Geographically Weighted Quantile Regression
- 2011-04-25 (Mon.), 10:30 AM
- 中研院-統計所 2F 交誼廳
- 茶 會:上午10:10統計所二樓交誼廳
- Prof. Vivian Yi-Ju Chen (陳怡如教授)
- 淡江大學統計系
Abstract
Past decades have received an increasing interest in examining spatial heterogeneity or non-stationarity (where the relationships among variables are not stable over space), a “local” spatial association, in the field of geostatistics. An emergent advanced exploratory spatial analytic tool, geographically weighted regression (GWR) has been widely used to implement this task by means of local regression and smoothing techniques. However, the current GWR is only capable of computing the parameter estimates to the mean function of the conditional distribution of the dependent variable.

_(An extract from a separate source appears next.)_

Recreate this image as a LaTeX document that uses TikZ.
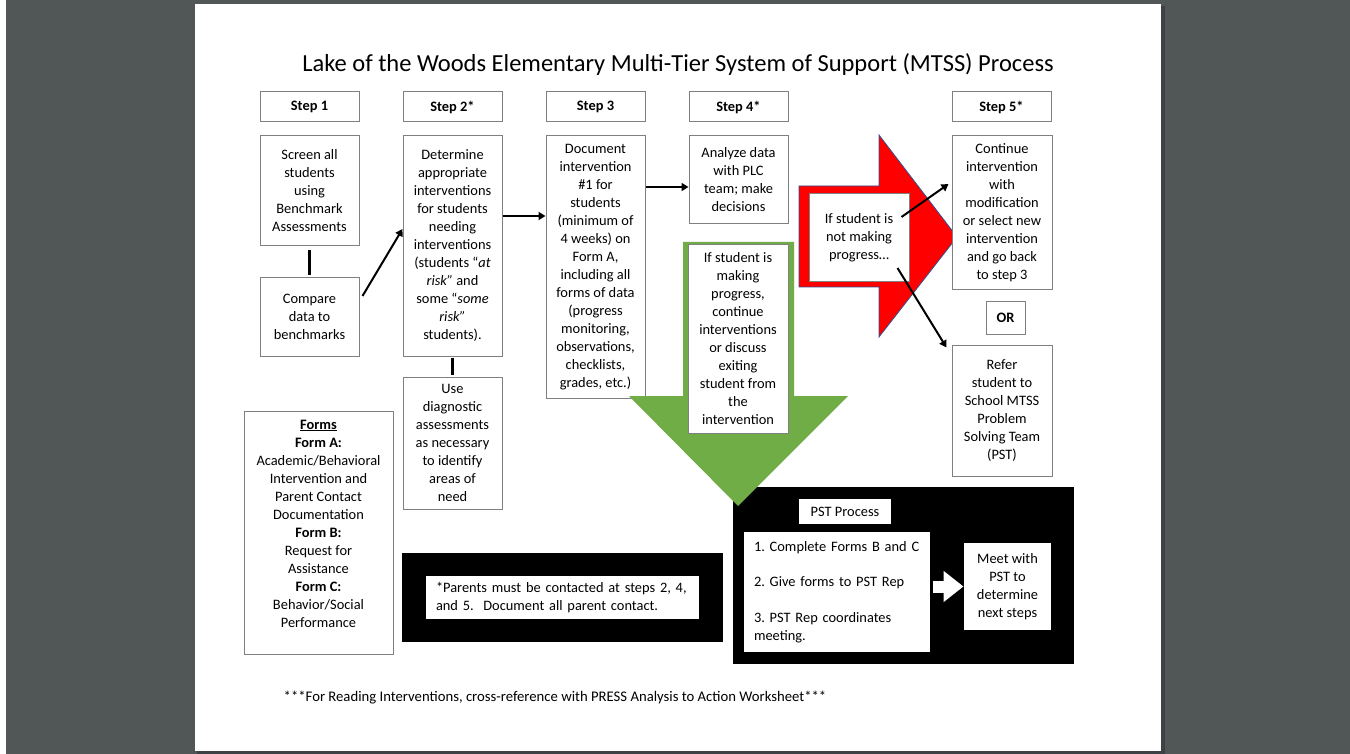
\documentclass[tikz,border=0pt]{standalone}
\usepackage{fontspec}
\setmainfont{Carlito}
\usetikzlibrary{calc}
\usetikzlibrary{positioning}
\usetikzlibrary{arrows.meta}

\definecolor{deskgray}{RGB}{81,87,86}
\definecolor{shadegray}{RGB}{62,66,68}
\definecolor{boxgray}{RGB}{128,128,128}
\definecolor{arrowgreen}{RGB}{112,173,71}
\definecolor{arrowred}{RGB}{255,0,0}
\definecolor{rededge}{RGB}{47,82,143}

\newcommand{\boxfont}{\fontsize{14.4}{18}\selectfont}
\frenchspacing

\begin{document}
\begin{tikzpicture}[%
  x=1pt, y=-1pt,
  >={Triangle[length=7pt,width=8pt]},
  card/.style={draw=boxgray, line width=1pt, fill=white, align=center,
    inner sep=0pt, font=\boxfont},
  stephead/.style={card, minimum width=99pt, minimum height=30pt,
    font=\boxfont\bfseries},
  blackbox/.style={fill=black, inner sep=0pt},
  link/.style={line width=2.5pt, shorten <=4pt, shorten >=2pt},
  conn/.style={line width=2pt, ->},
  blockarrow/.style={white, line width=12pt,
    -{Triangle[length=20pt,width=30pt]}},
]

  \useasboundingbox (0,0) rectangle (1350,754);
  \fill[deskgray] (0,0) rectangle (1350,754);
  \fill[white] (0,0) rectangle (6,754);
  \fill[shadegray] (197,6) rectangle (1165,754);
  \fill[white] (195,4) rectangle (1161,751);

  \node[font=\fontsize{24.5}{28}\selectfont] (title) at (678,65)
    {Lake of the Woods Elementary Multi-Tier System of Support (MTSS) Process};

  \node[stephead] (s1h) at (309.5,107) {Step 1};
  \node[stephead] (s2h) at (452.5,107) {Step 2*};
  \node[stephead] (s3h) at (595.5,107) {Step 3};
  \node[stephead] (s4h) at (738.5,107) {Step 4*};
  \node[stephead] (s5h) at (1001.5,107) {Step 5*};

  \node[blackbox, minimum width=341pt, minimum height=177pt] (pstblk) at (903.5,575.5) {};
  \node[card, draw=none, minimum width=92pt, minimum height=25pt] (psth) at (845,511.5) {PST Process};
  \node[card, draw=none, align=left, text width=172pt, inner xsep=7pt, minimum height=120pt]
    (pstl) at (837,592)
    {\hspace*{3pt}1. Complete Forms B and C\\[17.5pt] \hspace*{3pt}2. Give forms to PST Rep\\[17.5pt]
     \hspace*{3pt}3. PST Rep coordinates\\ \hspace*{3pt}meeting.};
  \node[card, draw=none, minimum width=87pt, minimum height=87pt] (meet) at (1007.5,586.5)
    {Meet with\\ PST to\\ determine\\ next steps};

  \node[blackbox, minimum width=321pt, minimum height=89pt] (noteblk) at (562.5,597.5) {};
  \node[card, draw=none, align=left, text width=253pt, inner xsep=10pt, minimum height=43pt]
    (note) at (562.5,597.5)
    {*Parents must be contacted at steps 2, 4,\\ and 5.\ \ Document all parent contact.};

  \node[card, minimum width=99pt, minimum height=110pt] (scr) at (309.5,191)
    {Screen all\\ students\\ using\\ Benchmark\\ Assessments};
  \node[card, minimum width=99pt, minimum height=78pt] (cmp) at (309.5,317)
    {Compare\\ data to\\ benchmarks};
  \node[card, minimum width=99pt, minimum height=220pt] (det) at (452.5,246)
    {Determine\\ appropriate\\ interventions\\ for students\\ needing\\ interventions\\
     (students “\textit{at}\\ \textit{risk”} and\\ some “\textit{some}\\ \textit{risk”}\\ students).};
  \node[card, minimum width=99pt, minimum height=132pt] (use) at (452.5,443)
    {Use\\ diagnostic\\ assessments\\ as necessary\\ to identify\\ areas of\\ need};
  \node[card, minimum width=99pt, minimum height=262pt] (doc) at (595.5,267)
    {Document\\ intervention\\ \#1 for\\ students\\ (minimum of\\ 4 weeks) on\\ Form A,\\
     including all\\ forms of data\\ (progress\\ monitoring,\\ observations,\\ checklists,\\ grades, etc.)};
  \node[card, minimum width=99pt, minimum height=88pt] (ana) at (738.5,180)
    {Analyze data\\ with PLC\\ team; make\\ decisions};
  \node[card, minimum width=149pt, minimum height=243pt] (forms) at (318.5,532.5)
    {\underline{\textbf{Forms}}\\ \textbf{Form A:}\\ Academic/Behavioral\\ Intervention and\\
     Parent Contact\\ Documentation\\ \textbf{Form B:}\\ Request for\\ Assistance\\
     \textbf{Form C:}\\ Behavior/Social\\ Performance\\ \mbox{}};

  \fill[arrowgreen] (683,242) -- (794,242) -- (794,396) -- (848,396) -- (738,506)
    -- (629,396) -- (683,396) -- cycle;
  \node[card, minimum width=100pt, minimum height=188pt] (prog) at (738,339)
    {If student is\\ making\\ progress,\\ continue\\ interventions\\ or discuss\\
     exiting\\ student from\\ the\\ intervention};

  \filldraw[fill=arrowred, draw=rededge, line width=0.8pt] (799,186) -- (879,186)
    -- (879,135) -- (957,237) -- (879,337) -- (879,287) -- (799,287) -- cycle;
  \node[card, minimum width=100pt, minimum height=88pt] (nmp) at (859,238)
    {If student is\\ not making\\ progress…};

  \node[card, minimum width=100pt, minimum height=154pt] (cont) at (1002,213)
    {Continue\\ intervention\\ with\\ modification\\ or select new\\ intervention\\
     and go back\\ to step 3};
  \node[card, minimum width=39pt, minimum height=33pt, font=\boxfont\bfseries] (orb) at (1005.5,317.5) {OR};
  \node[card, minimum width=100pt, minimum height=131pt] (ref) at (1002,410.5)
    {Refer\\ student to\\ School MTSS\\ Problem\\ Solving Team\\ (PST)};

  \node[font=\fontsize{14.7}{18}\selectfont] (foot) at (555,698)
    {***For Reading Interventions, cross-reference with PRESS Analysis to Action Worksheet***};

  \draw[link] (scr) -- (cmp);
  \draw[link, shorten <=1pt] (det) -- (use);

  \draw[conn] ([xshift=3pt,yshift=21pt]cmp.east) -- ([yshift=17pt]det.west);

  \coordinate (a23) at ([yshift=30pt]det.east);
  \draw[conn] (a23) -- (a23 -| doc.west);

  \coordinate (a34) at ([yshift=-7pt]ana.west);
  \draw[conn] (a34 -| doc.east) -- (a34);

  \draw[conn] ([xshift=-8pt,yshift=21pt]nmp.east) -- ([xshift=-3pt,yshift=29pt]cont.west);
  \draw[conn] ([xshift=-12pt,yshift=-30pt]nmp.east) -- ([xshift=-5pt,yshift=-3pt]ref.north west);

  \draw[blockarrow, shorten <=2pt] (pstl.east |- meet.west) -- (meet.west);

\end{tikzpicture}
\end{document}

While the quantile regression (QR) has been known as a statistical technique that moves beyond traditional mean modeling, there is lack of spatial analysis technique which not only permits estimating various conditional quantile functions but also allows for exploring spatial non-stationarity. The goal of this study seeks to develop a novel geostatistical approach, geographically weighted quantile regression (GWQR), which integrate the features of QR into the GWR framework. We briefly review GWR and QR, respectively, and then outline their synergy and the new approach GWQR. The proposed method is applied to the U.S. county-level mortality data to demonstrate its usefulness towards exploratory spatial quantile-based analyses.